A wealthy playboy is murdered, and the police send Chow to go undercover as him to investigate the case. Anita Mui, as the victim's wife, becomes the film's biggest draw.
One critic noted: "The third film is the least 'back to school' of the trilogy. But it doesn't matter — what matters is that Chow Sing-sing is still there."
Box office-wise, the later films fell far short of the first. But as "Stephen Chow films," they remain authentic mo lei tau comedies of that era.
Part Five: Beyond the Laughter — School as a Micro-Society
What makes Fight Back to School a true classic isn't just that it's funny.
Beneath the mo lei tau surface lies a darkly humorous critique of the education system.
The discipline master's authoritarianism. The teachers' rigidity. The collusion between students and gangsters — Chan Ka-sun uses Chow's outsider perspective to expose the absurdities of school as a "micro-society." He uses exaggerated comedy to critique a failing, rigid education system.

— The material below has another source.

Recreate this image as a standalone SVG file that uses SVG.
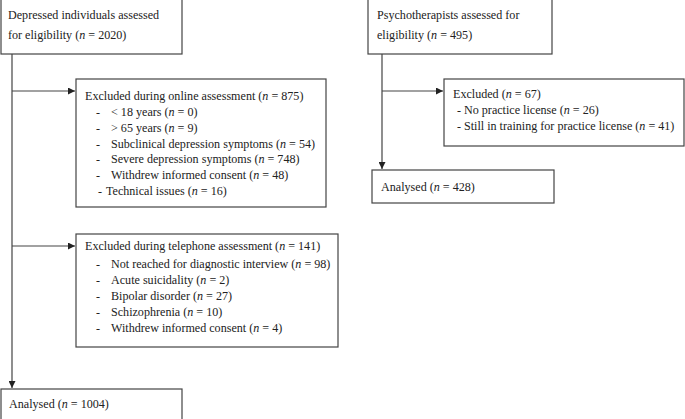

Chow is punished in class not because he did anything wrong — but because he's "too handsome." That absurd logic satirizes the formalism of real school rules.
And when Chow — an adult in a child's world — ultimately breaks those rules, it's both a rebellion against a rigid system and a nod to the teenager's need to challenge authority.

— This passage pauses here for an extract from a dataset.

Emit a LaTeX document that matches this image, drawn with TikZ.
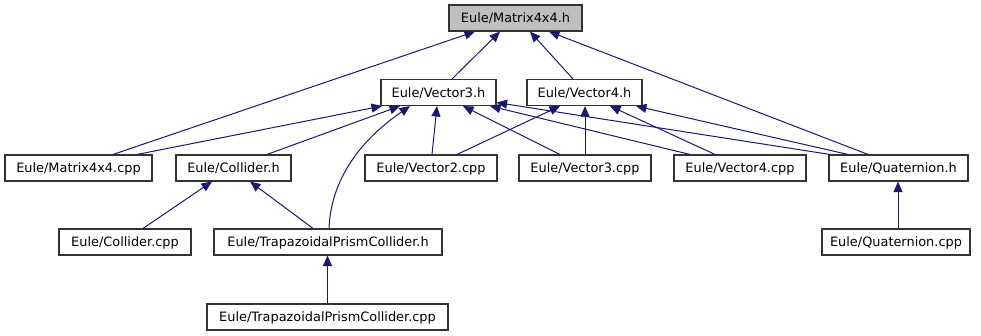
\documentclass[tikz,border=0pt]{standalone}
\usepackage{fontspec}
\setmainfont{DejaVu Sans}
\usetikzlibrary{arrows.meta}
\definecolor{depblue}{HTML}{191970}
\definecolor{boxgray}{HTML}{333333}
\definecolor{curfill}{HTML}{BFBFBF}
\begin{document}
\begin{tikzpicture}[x=1pt,y=-1pt,
  file/.style={draw=boxgray, fill=white, line width=1.1pt, minimum height=26pt,
    inner sep=0pt, text height=9.4pt, text depth=0pt,
    font=\fontsize{12.9}{15}\selectfont},
  current/.style={file, fill=curfill},
  dep/.style={draw=depblue, line width=1pt,
    -{Triangle[length=10.5pt,width=9pt]}}
]
\useasboundingbox (0,0) rectangle (981,336);

% header files and sources
\node[current, minimum width=133pt] (m4h)     at (515.5,18)  {Eule/Matrix4x4.h};
\node[file, minimum width=115pt]    (v3h)     at (438.5,92.5) {Eule/Vector3.h};
\node[file, minimum width=115pt]    (v4h)     at (584.5,92.5) {Eule/Vector4.h};
\node[file, minimum width=147pt]    (m4cpp)   at (78.5,168)  {Eule/Matrix4x4.cpp};
\node[file, minimum width=115pt]    (colh)    at (233.5,168) {Eule/Collider.h};
\node[file, minimum width=132pt]    (v2cpp)   at (431,168)   {Eule/Vector2.cpp};
\node[file, minimum width=132pt]    (v3cpp)   at (585,168)   {Eule/Vector3.cpp};
\node[file, minimum width=132pt]    (v4cpp)   at (740,168)   {Eule/Vector4.cpp};
\node[file, minimum width=139pt]    (quath)   at (898.5,168) {Eule/Quaternion.h};
\node[file, minimum width=132pt]    (colcpp)  at (125,242)   {Eule/Collider.cpp};
\node[file, minimum width=228pt]    (tpch)    at (328,242)   {Eule/TrapazoidalPrismCollider.h};
\node[file, minimum width=148pt]    (quatcpp) at (896,242)   {Eule/Quaternion.cpp};
\node[file, minimum width=241pt]    (tpccpp)  at (327.5,317) {Eule/TrapazoidalPrismCollider.cpp};

% includes of Matrix4x4.h
\draw[dep] ([xshift=13.5pt]v3h.north)    -- ([xshift=-15.5pt]m4h.south);
\draw[dep] ([xshift=-11.5pt]v4h.north)   -- ([xshift=14.5pt]m4h.south);
\draw[dep] ([xshift=34.5pt]m4cpp.north)  -- ([xshift=-40.5pt]m4h.south);
\draw[dep] ([xshift=-30.5pt]quath.north) -- ([xshift=33.5pt]m4h.south);

% includes of Vector3.h
\draw[dep] ([xshift=58.5pt]m4cpp.north)  -- ([xshift=-56.5pt]v3h.south);
\draw[dep] ([xshift=33.5pt]colh.north)   -- ([xshift=-38.5pt]v3h.south);
\draw[dep] ([xshift=1pt]tpch.north) .. controls +(2,-49) and +(-50,34.5) .. ([xshift=-28.5pt]v3h.south);
\draw[dep] ([xshift=1pt]v2cpp.north)     -- ([xshift=-1.5pt]v3h.south);
\draw[dep] ([xshift=-25pt]v3cpp.north)   -- ([xshift=24.5pt]v3h.south);
\draw[dep] ([xshift=-50pt]v4cpp.north)   -- ([xshift=51.5pt]v3h.south);
\draw[dep] ([xshift=-68.5pt]quath.north) -- ([yshift=3.5pt]v3h.south east);

% includes of Vector4.h
\draw[dep] ([xshift=26pt]v2cpp.north)    -- ([xshift=-24.5pt]v4h.south);
\draw[dep] (v3cpp.north)                 -- (v3cpp.north |- v4h.south);
\draw[dep] ([xshift=-25pt]v4cpp.north)   -- ([xshift=25.5pt]v4h.south);
\draw[dep] ([xshift=-50.5pt]quath.north) -- ([xshift=51.5pt]v4h.south);

% remaining includes
\draw[dep] ([xshift=18pt]colcpp.north)   -- ([xshift=-21.5pt]colh.south);
\draw[dep] ([xshift=-15pt]tpch.north)    -- ([xshift=16.5pt]colh.south);
\draw[dep] (tpccpp.north)                -- (tpccpp.north |- tpch.south);
\draw[dep] ([xshift=2pt]quatcpp.north)   -- ([xshift=2pt]quatcpp.north |- quath.south);
\end{tikzpicture}
\end{document}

His undercover mission is, in essence, the system's exile of him. But the friendships and romance he finds on campus give this exile a sense of belonging.
Part Six: Why This Trilogy Is Still Worth Watching
Because it's the peak of mo lei tau comedy.

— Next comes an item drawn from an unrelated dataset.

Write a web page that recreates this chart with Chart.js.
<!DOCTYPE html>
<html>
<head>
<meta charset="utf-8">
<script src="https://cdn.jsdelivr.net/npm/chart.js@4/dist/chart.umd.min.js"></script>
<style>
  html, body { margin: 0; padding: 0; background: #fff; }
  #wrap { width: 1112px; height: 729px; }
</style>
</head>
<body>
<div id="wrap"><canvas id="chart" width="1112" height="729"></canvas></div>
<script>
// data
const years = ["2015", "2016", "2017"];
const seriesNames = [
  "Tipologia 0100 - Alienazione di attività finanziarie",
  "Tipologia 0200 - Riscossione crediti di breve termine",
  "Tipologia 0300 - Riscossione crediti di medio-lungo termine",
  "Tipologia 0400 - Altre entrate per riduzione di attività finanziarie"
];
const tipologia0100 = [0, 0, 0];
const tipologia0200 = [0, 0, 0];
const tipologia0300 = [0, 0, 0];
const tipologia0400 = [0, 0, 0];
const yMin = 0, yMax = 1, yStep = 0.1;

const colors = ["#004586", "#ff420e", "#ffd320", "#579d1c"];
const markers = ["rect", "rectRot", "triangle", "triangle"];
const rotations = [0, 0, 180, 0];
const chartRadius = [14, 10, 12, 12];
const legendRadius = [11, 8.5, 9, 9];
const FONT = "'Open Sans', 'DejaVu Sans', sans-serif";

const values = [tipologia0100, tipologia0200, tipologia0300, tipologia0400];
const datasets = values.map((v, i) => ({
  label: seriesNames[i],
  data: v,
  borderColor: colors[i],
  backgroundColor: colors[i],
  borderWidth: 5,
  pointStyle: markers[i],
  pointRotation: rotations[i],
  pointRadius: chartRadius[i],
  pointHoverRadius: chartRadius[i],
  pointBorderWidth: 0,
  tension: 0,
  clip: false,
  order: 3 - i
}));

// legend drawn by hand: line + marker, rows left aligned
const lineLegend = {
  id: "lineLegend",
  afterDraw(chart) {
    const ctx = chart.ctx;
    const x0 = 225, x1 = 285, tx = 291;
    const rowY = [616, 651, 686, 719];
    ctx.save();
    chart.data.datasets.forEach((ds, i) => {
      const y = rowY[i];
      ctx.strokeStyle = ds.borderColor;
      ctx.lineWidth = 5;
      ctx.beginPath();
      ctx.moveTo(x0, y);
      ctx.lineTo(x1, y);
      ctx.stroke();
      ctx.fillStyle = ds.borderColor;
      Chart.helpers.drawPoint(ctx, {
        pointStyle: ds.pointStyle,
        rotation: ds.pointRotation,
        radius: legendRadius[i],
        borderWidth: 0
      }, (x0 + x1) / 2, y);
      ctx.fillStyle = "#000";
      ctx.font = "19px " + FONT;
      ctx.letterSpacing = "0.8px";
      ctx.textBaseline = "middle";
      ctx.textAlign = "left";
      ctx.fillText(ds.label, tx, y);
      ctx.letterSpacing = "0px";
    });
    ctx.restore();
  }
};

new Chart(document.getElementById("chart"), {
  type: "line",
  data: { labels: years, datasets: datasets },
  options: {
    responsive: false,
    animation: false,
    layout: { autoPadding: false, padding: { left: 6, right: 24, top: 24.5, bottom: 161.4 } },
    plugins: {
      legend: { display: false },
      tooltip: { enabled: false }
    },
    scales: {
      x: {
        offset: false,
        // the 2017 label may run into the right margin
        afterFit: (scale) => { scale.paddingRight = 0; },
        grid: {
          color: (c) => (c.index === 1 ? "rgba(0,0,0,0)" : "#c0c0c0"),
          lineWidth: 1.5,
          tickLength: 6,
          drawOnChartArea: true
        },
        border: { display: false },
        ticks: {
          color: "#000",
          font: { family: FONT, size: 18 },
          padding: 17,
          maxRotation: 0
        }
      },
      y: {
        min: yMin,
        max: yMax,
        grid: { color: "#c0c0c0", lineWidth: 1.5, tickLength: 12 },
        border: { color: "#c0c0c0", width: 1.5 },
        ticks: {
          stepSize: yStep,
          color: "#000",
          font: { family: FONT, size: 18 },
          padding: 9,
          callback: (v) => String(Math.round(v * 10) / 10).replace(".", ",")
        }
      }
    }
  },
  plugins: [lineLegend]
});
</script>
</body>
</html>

In 1991, Stephen Chow was at his creative prime. Following All for the Winner, Fight Back to School was another breakthrough in his comic style. He blended action, campus, romance, and crime genres into something new — an unprecedented hybrid comedy.
Because it's the origin of Chow's "anti-hero" persona.
Chow Sing-sing isn't a traditional hero. He's selfish, proud, vain — but he's not bad. He has flaws. Weaknesses. He messes up. He makes mistakes. This "anti-hero" template would become the blueprint for almost every Stephen Chow character that followed.
Because it reminds us of our own school days.
Those moments of detention. The tension of cheating on exams. The innocent crush on a girl in the next class. The film's school life is exaggerated tenfold — but the feeling is real.
One fan once said: "Stephen Chow's films leave a bittersweet ache in your heart after the laughter."
That laugh-through-tears experience is what makes Fight Back to School timeless.
Final Thoughts
Fight Back to School is not a perfect film. Its special effects are dated. Its plot can be contrived.
But it has a special power: it can make an adult forget life's troubles and return to the simplest, happiest time.
A time when the biggest problem was failing an exam. When liking someone meant stealing a glance in the hallway. When your best friend was the one who would walk with you to the bathroom.
Thirty years have passed. Stephen Chow's hair has grayed. Ng Man-tat is gone. St. Andrew's High School has probably been demolished.
But every time I revisit Fight Back to School, the images, the lines, the laughter — they pull me back.
Back to an era when a group of people huddled around a single television in a video rental shop, laughing until they couldn't breathe.
"Good morning, teacher —"
"Morning? I haven't even had breakfast yet!"